Many in the West, however, did—particularly in the wake of the Holocaust. In 1947, surveys showed that Americans favored a Jewish state by a margin of 2 to 1. With British forces exhausted from maintaining “peace” in Palestine, President Truman picked up where Winston Churchill left off. “Americans transformed themselves from largely passive observers of Middle Eastern affairs into the region’s primary architects and arbiters,” Oren wrote.
On Nov. 29, 1947, the United Nations General Assembly passed resolution 181 by a 33-to-13 margin. It called for British forces to withdraw and for the formation of independent Palestinian and Jewish states—the two-state “solution” the Arabs rejected from the beginning.
On May 14, 1948, the day British forces withdrew, the State of Israel declared its independence and the United States immediately recognized its existence. Within hours of Israel’s declaration, five Arab armies declared war on the world’s youngest state.

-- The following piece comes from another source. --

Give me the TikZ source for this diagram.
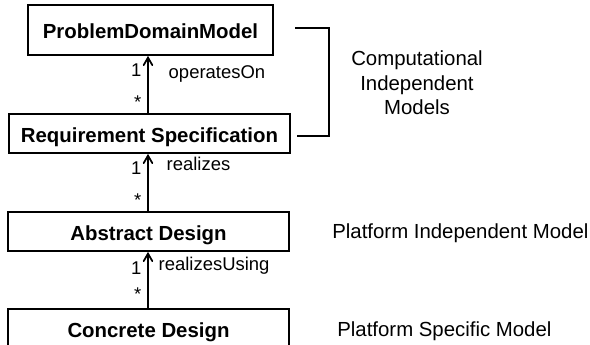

Having yet to attain Herzl’s goal of being able to die peacefully in their own homes, the Jews have been fighting for their survival ever since. Until very recently, the United States and Britain have provided strong support and aid for the establishment of the Jewish state and its continuous right to exist. Like a band of brothers, these three nations have historically worked together to protect one another’s strategic interests.
As President John F. Kennedy once wrote to Israeli Prime Minister Golda Meir, “The United States has a special relationship with Israel in the Middle East really comparable only to what it has with Britain over a wide range of affairs.”